Goal:
Only the lines from the one containing "Rebuild this chart" through the one containing "import * as" should be output, both ends included and exactly as they appear, minus any pictures.

Task input:
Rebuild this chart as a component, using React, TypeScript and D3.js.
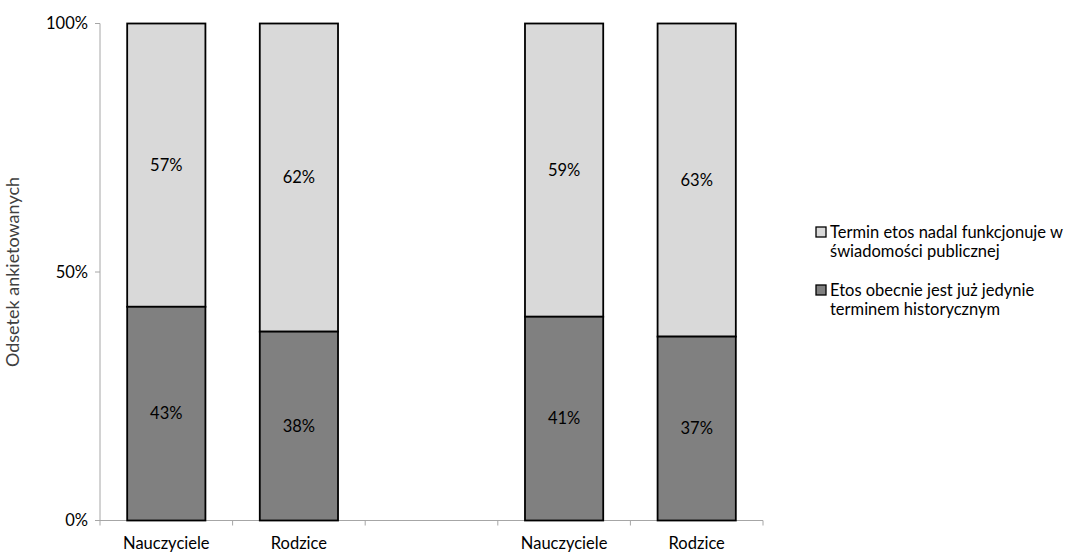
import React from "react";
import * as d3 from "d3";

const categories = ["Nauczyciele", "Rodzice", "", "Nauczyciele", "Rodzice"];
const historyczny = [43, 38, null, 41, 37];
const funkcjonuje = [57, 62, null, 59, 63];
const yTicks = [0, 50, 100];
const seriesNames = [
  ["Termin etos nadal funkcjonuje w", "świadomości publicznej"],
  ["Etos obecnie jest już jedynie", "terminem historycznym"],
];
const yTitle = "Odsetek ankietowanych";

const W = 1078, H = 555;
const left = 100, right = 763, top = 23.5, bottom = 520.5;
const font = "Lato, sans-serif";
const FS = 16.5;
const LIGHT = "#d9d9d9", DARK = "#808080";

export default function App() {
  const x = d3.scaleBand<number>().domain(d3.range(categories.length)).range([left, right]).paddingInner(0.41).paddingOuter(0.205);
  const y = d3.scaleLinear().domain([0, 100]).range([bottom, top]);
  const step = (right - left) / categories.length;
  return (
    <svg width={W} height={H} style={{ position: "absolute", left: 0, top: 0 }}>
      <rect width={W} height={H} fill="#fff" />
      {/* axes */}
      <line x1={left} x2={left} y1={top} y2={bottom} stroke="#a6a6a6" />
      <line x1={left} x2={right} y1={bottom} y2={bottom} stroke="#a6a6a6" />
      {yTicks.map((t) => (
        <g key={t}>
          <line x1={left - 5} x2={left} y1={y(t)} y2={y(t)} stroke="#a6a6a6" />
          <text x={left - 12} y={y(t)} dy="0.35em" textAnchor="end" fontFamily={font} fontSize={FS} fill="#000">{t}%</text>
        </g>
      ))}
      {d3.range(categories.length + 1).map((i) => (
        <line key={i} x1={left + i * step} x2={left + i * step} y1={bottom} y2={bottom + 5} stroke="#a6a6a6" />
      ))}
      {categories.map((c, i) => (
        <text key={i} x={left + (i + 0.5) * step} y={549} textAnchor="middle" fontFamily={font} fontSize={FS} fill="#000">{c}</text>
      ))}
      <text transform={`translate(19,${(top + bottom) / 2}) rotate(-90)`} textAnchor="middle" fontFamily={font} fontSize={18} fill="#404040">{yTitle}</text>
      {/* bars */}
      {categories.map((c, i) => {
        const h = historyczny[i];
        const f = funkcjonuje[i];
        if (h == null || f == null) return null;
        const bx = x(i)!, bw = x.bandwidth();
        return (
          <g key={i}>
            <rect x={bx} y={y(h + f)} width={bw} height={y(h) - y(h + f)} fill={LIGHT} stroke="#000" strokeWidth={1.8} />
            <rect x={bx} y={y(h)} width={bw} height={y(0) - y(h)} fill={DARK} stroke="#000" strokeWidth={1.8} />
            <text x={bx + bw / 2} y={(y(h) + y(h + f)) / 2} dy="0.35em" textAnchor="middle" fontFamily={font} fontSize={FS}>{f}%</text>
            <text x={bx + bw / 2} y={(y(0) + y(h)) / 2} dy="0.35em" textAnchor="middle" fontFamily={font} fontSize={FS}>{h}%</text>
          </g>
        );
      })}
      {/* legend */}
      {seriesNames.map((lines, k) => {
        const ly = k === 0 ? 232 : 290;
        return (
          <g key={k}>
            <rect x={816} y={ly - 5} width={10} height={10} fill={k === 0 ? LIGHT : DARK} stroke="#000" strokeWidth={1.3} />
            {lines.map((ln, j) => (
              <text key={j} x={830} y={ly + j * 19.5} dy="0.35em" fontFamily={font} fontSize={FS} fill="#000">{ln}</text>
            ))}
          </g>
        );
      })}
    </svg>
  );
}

==

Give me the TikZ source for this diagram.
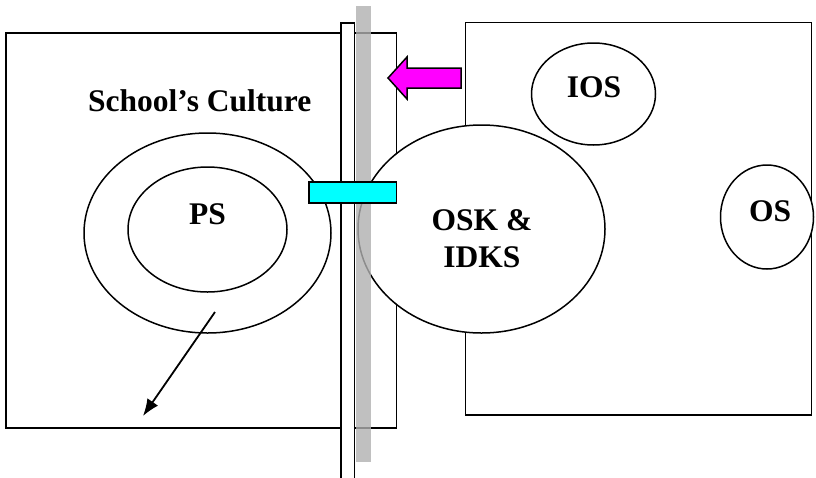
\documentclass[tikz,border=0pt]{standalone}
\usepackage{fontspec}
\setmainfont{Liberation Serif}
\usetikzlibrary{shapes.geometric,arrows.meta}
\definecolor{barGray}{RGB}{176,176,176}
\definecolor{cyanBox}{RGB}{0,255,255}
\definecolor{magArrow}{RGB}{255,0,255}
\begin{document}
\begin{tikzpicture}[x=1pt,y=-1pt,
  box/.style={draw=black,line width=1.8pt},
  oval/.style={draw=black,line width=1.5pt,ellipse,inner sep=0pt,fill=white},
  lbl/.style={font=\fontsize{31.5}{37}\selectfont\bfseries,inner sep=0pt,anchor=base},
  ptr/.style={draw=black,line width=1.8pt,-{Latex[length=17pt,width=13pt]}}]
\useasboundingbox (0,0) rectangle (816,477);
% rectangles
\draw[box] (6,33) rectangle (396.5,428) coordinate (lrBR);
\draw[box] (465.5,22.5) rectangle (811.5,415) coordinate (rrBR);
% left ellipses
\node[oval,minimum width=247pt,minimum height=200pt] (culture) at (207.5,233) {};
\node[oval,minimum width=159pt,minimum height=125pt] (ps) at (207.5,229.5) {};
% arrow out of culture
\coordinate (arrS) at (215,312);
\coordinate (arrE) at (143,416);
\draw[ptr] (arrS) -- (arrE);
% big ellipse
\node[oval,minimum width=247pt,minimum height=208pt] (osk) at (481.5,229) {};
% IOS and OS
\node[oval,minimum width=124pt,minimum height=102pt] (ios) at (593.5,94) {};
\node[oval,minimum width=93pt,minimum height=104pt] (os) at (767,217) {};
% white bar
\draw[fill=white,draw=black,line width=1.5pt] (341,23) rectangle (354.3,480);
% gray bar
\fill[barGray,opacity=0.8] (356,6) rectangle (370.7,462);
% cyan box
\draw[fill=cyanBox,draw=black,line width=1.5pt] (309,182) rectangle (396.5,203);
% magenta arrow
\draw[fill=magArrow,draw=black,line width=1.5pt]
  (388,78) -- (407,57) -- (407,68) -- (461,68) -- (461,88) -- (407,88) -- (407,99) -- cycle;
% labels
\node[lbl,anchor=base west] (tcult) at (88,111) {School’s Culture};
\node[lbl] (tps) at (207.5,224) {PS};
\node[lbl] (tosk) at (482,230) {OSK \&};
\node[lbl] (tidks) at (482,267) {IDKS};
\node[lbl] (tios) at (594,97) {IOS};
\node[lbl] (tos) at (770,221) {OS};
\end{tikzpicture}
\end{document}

---

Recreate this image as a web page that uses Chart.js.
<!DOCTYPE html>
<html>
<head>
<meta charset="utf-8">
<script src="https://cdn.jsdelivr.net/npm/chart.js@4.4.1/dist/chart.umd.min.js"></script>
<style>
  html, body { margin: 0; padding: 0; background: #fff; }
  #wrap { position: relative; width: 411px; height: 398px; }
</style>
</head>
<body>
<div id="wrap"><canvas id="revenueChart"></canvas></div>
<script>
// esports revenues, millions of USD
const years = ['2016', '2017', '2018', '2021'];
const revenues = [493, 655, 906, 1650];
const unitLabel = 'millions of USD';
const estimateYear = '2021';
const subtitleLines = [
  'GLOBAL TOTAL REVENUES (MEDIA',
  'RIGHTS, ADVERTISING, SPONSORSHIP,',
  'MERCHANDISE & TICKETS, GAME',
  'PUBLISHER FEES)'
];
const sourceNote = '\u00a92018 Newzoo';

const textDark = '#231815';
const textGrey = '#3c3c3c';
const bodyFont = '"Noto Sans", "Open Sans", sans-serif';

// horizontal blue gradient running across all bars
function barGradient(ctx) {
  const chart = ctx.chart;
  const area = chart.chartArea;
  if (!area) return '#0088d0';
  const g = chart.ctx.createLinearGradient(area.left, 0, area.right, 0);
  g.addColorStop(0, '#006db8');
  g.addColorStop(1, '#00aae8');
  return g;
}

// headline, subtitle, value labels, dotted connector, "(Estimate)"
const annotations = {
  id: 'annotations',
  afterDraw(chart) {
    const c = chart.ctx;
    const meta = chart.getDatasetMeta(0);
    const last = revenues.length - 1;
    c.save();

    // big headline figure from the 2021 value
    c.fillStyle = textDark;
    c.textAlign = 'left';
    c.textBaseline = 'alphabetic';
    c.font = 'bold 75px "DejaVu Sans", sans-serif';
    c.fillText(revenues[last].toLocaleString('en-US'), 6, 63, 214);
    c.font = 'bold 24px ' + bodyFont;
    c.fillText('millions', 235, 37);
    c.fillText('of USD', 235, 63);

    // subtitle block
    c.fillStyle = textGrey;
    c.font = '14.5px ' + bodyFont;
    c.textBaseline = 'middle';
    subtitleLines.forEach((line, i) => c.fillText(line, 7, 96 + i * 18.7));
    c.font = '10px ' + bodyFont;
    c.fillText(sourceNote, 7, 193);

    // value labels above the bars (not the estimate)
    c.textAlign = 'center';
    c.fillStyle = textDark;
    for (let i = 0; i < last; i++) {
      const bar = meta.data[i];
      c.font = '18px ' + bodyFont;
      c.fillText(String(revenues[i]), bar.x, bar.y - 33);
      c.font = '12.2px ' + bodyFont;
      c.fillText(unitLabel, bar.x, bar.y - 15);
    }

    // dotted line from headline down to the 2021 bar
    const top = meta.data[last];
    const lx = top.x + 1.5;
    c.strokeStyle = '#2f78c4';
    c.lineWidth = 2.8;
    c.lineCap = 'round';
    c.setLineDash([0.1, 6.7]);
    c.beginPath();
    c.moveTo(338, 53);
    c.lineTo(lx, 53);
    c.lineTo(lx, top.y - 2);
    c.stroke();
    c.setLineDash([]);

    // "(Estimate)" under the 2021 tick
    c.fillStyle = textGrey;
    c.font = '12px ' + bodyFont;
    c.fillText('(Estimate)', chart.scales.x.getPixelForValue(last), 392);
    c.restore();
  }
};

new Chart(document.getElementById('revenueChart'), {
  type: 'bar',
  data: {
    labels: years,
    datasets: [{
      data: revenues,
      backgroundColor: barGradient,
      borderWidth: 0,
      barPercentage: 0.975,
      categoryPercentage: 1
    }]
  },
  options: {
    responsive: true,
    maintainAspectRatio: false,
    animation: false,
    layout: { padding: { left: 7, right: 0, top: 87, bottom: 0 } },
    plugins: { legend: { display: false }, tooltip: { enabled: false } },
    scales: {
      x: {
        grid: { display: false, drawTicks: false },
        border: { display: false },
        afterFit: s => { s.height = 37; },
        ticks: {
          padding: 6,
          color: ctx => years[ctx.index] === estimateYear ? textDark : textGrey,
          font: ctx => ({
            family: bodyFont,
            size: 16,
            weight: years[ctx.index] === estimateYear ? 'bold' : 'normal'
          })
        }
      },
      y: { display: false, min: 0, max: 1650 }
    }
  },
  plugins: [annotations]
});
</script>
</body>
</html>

Answer to this task:
Rebuild this chart as a component, using React, TypeScript and D3.js.
import React from "react";
import * as d3 from "d3";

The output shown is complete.